How a squishy lid shapes climate and oceans
Climate stability is one of the quiet achievements of Earth’s geologic engine, and a squishy lid may have played a role in establishing that balance before modern plates took over. Intermittent subduction and plume‑driven overturn can still bury carbonates and release greenhouse gases, creating a rough feedback loop between volcanic outgassing and weathering that keeps surface temperatures within a range where liquid water can persist. In the deep past, that may have been enough to prevent runaway glaciations or greenhouse states while the young Sun was dimmer and the atmosphere more volatile.
Oceans, too, are shaped by how the crust flexes and founders. A pliable lithosphere can more easily form basins, uplift proto‑continents, and recycle hydrated rocks, all of which influence sea level and salinity over geologic time. If Earth’s early squishy lid helped maintain long‑lived oceans, then similar regimes on other planets could sustain surface or subsurface seas even without the crisp plate boundaries we see on modern Earth, expanding the range of worlds where stable water reservoirs, and therefore potential biospheres, might endure.

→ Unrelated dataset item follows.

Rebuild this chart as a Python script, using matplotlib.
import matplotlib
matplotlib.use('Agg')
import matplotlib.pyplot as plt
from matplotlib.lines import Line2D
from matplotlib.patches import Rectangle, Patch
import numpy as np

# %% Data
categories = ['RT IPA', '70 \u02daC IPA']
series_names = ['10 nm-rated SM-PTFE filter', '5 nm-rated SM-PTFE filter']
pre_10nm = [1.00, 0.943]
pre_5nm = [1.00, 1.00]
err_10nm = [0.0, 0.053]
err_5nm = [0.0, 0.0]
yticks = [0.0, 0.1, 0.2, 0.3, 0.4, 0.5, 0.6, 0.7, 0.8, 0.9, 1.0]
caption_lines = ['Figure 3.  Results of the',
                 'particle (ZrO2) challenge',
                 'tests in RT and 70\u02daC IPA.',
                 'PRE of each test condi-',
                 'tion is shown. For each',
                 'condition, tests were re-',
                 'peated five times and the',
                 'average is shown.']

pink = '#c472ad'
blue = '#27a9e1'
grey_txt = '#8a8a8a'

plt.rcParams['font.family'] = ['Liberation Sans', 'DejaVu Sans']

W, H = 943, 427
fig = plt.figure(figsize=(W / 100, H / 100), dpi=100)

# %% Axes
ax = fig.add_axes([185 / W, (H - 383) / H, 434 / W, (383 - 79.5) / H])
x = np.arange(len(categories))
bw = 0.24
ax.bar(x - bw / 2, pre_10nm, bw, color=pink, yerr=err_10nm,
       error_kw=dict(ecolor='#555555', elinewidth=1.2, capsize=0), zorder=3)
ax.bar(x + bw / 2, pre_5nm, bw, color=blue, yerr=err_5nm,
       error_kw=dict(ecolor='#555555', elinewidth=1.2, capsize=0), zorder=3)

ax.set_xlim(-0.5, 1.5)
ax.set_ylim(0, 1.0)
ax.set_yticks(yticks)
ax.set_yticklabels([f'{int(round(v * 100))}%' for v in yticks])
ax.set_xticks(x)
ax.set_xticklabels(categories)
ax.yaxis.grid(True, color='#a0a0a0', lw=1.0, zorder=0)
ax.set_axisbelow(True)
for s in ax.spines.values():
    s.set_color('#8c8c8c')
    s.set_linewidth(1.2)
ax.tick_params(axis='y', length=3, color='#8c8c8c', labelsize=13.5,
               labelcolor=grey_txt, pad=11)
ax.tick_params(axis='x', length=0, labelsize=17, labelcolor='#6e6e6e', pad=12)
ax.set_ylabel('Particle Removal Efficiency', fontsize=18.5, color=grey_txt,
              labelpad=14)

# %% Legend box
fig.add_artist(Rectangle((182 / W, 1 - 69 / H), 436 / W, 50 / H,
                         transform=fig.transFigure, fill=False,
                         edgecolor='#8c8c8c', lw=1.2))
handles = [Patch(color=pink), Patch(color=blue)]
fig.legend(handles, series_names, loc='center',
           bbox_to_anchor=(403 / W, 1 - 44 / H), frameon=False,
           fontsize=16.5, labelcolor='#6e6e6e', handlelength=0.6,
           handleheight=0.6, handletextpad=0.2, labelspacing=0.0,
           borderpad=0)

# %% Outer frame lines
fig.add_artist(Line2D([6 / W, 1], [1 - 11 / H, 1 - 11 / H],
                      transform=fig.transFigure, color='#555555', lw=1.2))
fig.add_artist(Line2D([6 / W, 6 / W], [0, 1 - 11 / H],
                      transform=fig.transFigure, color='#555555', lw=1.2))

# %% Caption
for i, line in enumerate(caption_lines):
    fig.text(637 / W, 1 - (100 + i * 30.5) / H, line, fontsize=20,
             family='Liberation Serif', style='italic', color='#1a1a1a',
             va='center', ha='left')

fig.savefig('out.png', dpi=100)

Reading squishy lids from light‑years away
The challenge, of course, is that I cannot directly watch plates move on a planet dozens of light‑years away. Instead, astronomers infer interior behavior from bulk properties like mass and radius, atmospheric composition, and indirect signs of volcanism. A planet slightly larger than Earth with a thick atmosphere rich in volcanic gases might be a candidate for an episodic squishy lid, especially if its age suggests it is still shedding internal heat vigorously. Repeated detection of transient plumes or hot spots, as telescopes improve, could further hint at a surface that deforms in bursts rather than along fixed plate boundaries.
In practice, that means combining models of planetary cooling with spectral fingerprints of gases such as carbon dioxide, sulfur dioxide, and water vapor to sketch out plausible tectonic regimes. If a world shows signs of active outgassing but lacks the strong weathering signatures expected from a fully mobile crust, it might sit in that intermediate squishy state. Over time, building a statistical sample of such planets will help test whether Earth’s path from pliable lid to plate tectonics is common or a cosmic outlier, and whether that path correlates with the presence of life‑friendly atmospheres.

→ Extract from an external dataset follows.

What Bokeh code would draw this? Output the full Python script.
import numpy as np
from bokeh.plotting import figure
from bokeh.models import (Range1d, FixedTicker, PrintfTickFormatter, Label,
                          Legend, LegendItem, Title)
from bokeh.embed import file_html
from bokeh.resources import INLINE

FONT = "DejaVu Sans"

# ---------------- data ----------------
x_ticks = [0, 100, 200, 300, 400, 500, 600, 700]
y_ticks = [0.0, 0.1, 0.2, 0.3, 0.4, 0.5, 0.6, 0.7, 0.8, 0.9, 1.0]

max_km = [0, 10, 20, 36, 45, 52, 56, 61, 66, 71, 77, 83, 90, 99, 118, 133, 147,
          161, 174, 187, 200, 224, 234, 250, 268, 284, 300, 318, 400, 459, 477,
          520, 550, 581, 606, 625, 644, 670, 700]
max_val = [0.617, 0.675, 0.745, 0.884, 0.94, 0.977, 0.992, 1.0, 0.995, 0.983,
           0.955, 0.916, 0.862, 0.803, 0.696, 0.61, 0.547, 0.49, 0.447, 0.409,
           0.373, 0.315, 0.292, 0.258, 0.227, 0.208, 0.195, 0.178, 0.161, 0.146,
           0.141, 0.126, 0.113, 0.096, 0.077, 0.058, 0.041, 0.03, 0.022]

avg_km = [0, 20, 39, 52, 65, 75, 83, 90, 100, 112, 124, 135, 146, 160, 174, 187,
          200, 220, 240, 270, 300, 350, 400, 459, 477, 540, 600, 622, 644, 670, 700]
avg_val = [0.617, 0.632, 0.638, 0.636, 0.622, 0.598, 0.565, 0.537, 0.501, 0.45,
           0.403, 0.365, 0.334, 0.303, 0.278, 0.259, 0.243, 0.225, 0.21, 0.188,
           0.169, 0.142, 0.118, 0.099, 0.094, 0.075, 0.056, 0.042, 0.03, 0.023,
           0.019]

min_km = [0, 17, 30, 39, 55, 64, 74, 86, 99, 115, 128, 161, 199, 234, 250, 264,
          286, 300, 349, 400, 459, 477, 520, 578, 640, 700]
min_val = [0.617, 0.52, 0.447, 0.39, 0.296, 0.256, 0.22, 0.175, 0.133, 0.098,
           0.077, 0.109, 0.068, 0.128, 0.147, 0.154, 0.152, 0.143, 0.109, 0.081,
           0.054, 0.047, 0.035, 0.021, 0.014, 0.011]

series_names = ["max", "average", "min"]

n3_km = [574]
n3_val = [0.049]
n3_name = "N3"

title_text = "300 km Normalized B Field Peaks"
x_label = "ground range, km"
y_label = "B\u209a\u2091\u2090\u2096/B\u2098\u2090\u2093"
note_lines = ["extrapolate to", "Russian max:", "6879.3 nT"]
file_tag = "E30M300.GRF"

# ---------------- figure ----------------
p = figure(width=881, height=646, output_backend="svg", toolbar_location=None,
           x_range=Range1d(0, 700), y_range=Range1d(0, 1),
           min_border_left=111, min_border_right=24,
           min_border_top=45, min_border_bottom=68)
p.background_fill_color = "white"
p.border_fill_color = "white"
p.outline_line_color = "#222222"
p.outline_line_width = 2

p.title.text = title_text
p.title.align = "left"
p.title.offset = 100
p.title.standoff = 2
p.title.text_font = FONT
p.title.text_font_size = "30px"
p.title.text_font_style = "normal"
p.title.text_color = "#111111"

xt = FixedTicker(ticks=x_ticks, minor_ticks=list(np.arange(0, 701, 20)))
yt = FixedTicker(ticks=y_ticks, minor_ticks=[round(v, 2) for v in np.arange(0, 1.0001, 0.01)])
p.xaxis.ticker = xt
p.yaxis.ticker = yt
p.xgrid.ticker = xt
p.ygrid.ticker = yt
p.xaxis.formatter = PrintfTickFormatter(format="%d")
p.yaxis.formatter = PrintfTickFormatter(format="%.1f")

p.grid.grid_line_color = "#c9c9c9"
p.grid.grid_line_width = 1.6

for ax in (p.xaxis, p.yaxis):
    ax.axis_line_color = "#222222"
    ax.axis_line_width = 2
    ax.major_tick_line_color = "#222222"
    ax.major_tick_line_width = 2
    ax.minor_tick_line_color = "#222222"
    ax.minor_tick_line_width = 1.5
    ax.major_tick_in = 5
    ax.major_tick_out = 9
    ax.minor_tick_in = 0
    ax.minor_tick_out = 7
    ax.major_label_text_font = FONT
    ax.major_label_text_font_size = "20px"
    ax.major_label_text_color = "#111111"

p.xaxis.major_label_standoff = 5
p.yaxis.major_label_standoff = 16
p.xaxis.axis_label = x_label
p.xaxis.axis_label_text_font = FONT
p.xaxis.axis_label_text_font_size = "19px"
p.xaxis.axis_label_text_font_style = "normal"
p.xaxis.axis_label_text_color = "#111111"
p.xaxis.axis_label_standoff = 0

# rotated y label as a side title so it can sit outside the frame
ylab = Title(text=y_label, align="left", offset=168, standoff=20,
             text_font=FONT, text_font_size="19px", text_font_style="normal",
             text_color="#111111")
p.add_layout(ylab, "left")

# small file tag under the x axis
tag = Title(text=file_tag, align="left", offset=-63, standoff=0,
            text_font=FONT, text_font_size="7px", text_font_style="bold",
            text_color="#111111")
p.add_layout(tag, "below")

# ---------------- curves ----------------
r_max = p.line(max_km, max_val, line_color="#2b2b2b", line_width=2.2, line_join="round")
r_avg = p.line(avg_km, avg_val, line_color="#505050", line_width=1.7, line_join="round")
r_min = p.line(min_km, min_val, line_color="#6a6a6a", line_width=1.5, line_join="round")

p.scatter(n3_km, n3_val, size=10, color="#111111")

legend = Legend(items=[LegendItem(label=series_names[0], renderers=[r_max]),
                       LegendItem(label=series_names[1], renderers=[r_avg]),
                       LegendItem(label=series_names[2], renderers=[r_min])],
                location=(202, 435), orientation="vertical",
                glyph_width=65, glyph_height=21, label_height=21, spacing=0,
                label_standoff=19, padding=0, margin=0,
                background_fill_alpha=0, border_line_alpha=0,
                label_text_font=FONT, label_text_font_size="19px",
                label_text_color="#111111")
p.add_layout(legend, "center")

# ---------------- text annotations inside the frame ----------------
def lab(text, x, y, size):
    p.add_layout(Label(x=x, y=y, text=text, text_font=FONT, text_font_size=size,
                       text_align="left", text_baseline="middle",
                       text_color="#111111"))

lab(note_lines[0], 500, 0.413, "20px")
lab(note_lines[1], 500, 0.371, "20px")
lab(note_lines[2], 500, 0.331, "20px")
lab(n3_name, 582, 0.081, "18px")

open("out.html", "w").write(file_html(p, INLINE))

Squishy lids, Hycean worlds, and the next frontier
As I weigh this new tectonic framework against the expanding zoo of exoplanets, it is clear that habitability is less a single recipe and more a menu of overlapping possibilities. Hycean planets, with their deep global oceans and hydrogen‑rich skies, already challenge the idea that only rocky, temperate, Earth‑like worlds can host life. Adding episodic squishy lids to the mix suggests that even within the rocky category, there are multiple viable routes to a dynamic, life‑supporting surface, from fully mobile plates to intermittently deforming shells that still circulate heat and chemicals.
For mission planners and telescope designers, that means prioritizing instruments that can tease out subtle clues about interior activity, not just basic size and orbit. Spectrographs tuned to volcanic gases, time‑series observations that can catch transient plumes, and models that link those signals to underlying tectonic styles will all be crucial. If Earth’s own squishy past is any guide, the most promising homes for life may not be perfect Earth twins, but worlds caught in the act of stiffening their lids, poised between chaos and order in the long evolution of a living planet.